C’è un problema che durante il suo mandato avrebbe voluto risolvere e che invece lascia in eredità al suo successore?

“Un problema credo di no: penso di aver avviato un percorso complesso che va portato avanti e ultimato. Ho però un sogno. Il mio sogno è che ogni imprenditore possa disporre di un ‘medico di base’, ovvero qualcuno di fiducia che abbia una visione a 360° e sia in grado per questo di indirizzarlo ai vari specialisti che possono risolvere il problema specifico.

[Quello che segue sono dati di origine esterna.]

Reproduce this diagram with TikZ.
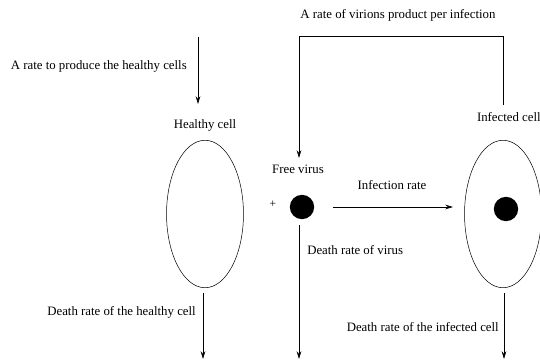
\documentclass[tikz,border=0pt]{standalone}
\usepackage{fontspec}
\setmainfont{Liberation Serif}
\usetikzlibrary{arrows.meta,positioning,shapes.geometric}

\begin{document}
\begin{tikzpicture}[
  x=0.78pt, y=-0.78pt,
  font=\fontsize{10}{12}\selectfont,
  cell/.style={draw, ellipse, thin, minimum width=60pt, minimum height=115pt, inner sep=0pt},
  dot/.style={circle, fill=black, minimum size=19pt, inner sep=0pt},
  lbl/.style={inner sep=0pt},
  arr/.style={-{Stealth[length=6pt, width=3.6pt]}, line width=0.6pt},
  link/.style={line width=0.6pt},
]
  \useasboundingbox (0,0) rectangle (540,360);

  % cells and viruses
  \node[cell] (healthy) at (205,214) {};
  \node[cell] (infected) at (503,214) {};
  \node[dot] (virus) at (302,207) {};
  \node[dot] (invirus) at (506,209) {};

  % labels
  \node[lbl] (healthylbl) at (205,125) {Healthy cell};
  \node[lbl, anchor=east] (infectedlbl) at (541,117) {Infected cell};
  \node[lbl] (viruslbl) at (298,169) {Free virus};
  \node[lbl, font=\fontsize{9}{10}\selectfont] (plus) at (273,204) {+};
  \node[lbl, anchor=east] (prodlbl) at (187,66) {A rate to produce the healthy cells};
  \node[lbl] (virionlbl) at (398,15) {A rate of virions product per infection};
  \node[lbl] (inflbl) at (392,185) {Infection rate};
  \node[lbl, anchor=west] (vdeathlbl) at (307,250) {Death rate of virus};
  \node[lbl, anchor=east] (hdeathlbl) at (196,312) {Death rate of the healthy cell};
  \node[lbl, anchor=east] (ideathlbl) at (499,327) {Death rate of the infected cell};

  % free ends
  \coordinate (prodtop) at (198,37);
  \coordinate (prodend) at (198,104);
  \coordinate (infout) at (503,105);
  \coordinate (cornerR) at (503,36);
  \coordinate (cornerL) at (299,36);
  \coordinate (virusin) at (299,158);
  \coordinate (infstart) at (333,207);
  \coordinate (infend) at (453,207);
  \coordinate (hdeathtop) at (203,293);
  \coordinate (hdeathend) at (203,359);
  \coordinate (vdeathtop) at (299,225);
  \coordinate (vdeathend) at (299,359);
  \coordinate (ideathtop) at (504,293);
  \coordinate (ideathend) at (504,359);

  \draw[arr] (prodtop) -- (prodend);
  \draw[arr] (infout) -- (cornerR) -- (cornerL) -- (virusin);
  \draw[arr] (infstart) -- (infend);
  \draw[arr] (hdeathtop) -- (hdeathend);
  \draw[arr] (vdeathtop) -- (vdeathend);
  \draw[arr] (ideathtop) -- (ideathend);
\end{tikzpicture}
\end{document}
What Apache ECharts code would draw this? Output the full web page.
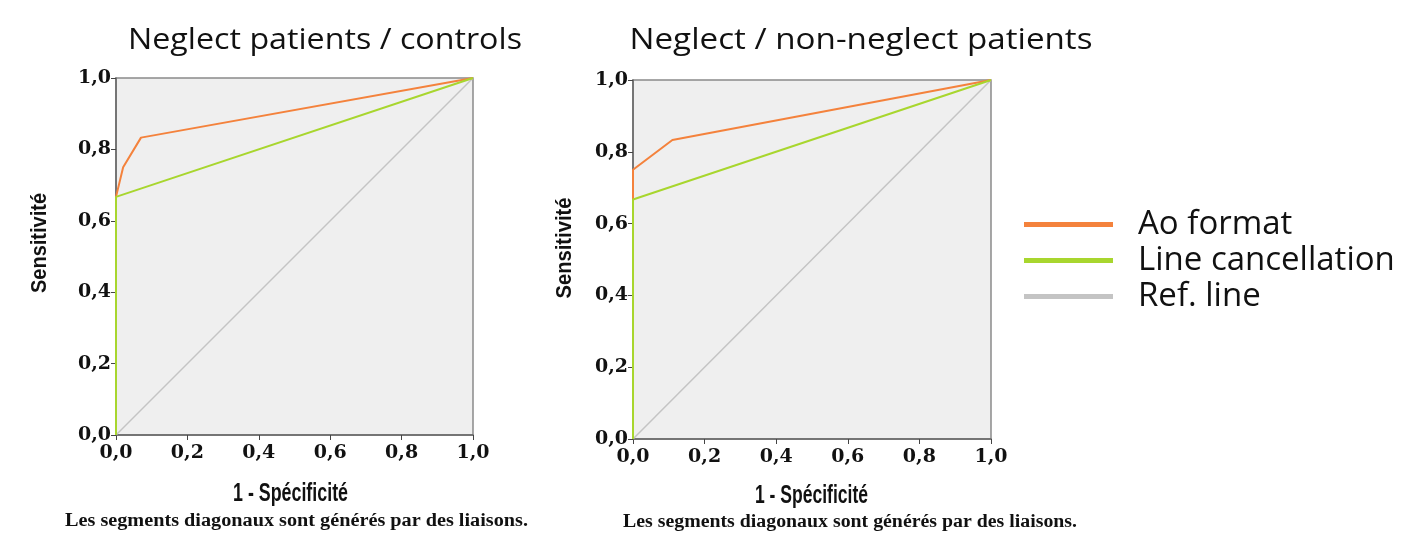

E credo che Confindustria possa arrivare a ricoprire questo ruolo”.

A proposito del suo successore, sembra certa la nomina di Giancarlo Losma. Crede che continuerà a muoversi sul percorso che lei ha tracciato?

“Assolutamente, anzi credo che possa arricchirlo parecchio dal punto di vista dell’internazionalizzazione, un campo dove ha maturato parecchia esperienza. C’è tanto da lavorare per la Piccola Industria e gli faccio il mio personale in bocca al lupo”.

Quale è il suo personale bilancio di questi 4 anni di mandato?

“Credo di essermi messo sempre in gioco, assumendomi le mie responsabilità, mettendoci la faccia in ogni decisione presa, senza trovare delle scuse e soprattutto senza aver paura di scontentare qualcuno. Ho vissuto l’evento più importante con le Assise di Confindustria Bergamo e lascio con un bagaglio di cultura che non si può studiare sui libri. Ma non voglio parlare di traguardi raggiunti: in realtà sono solo punti di partenza”.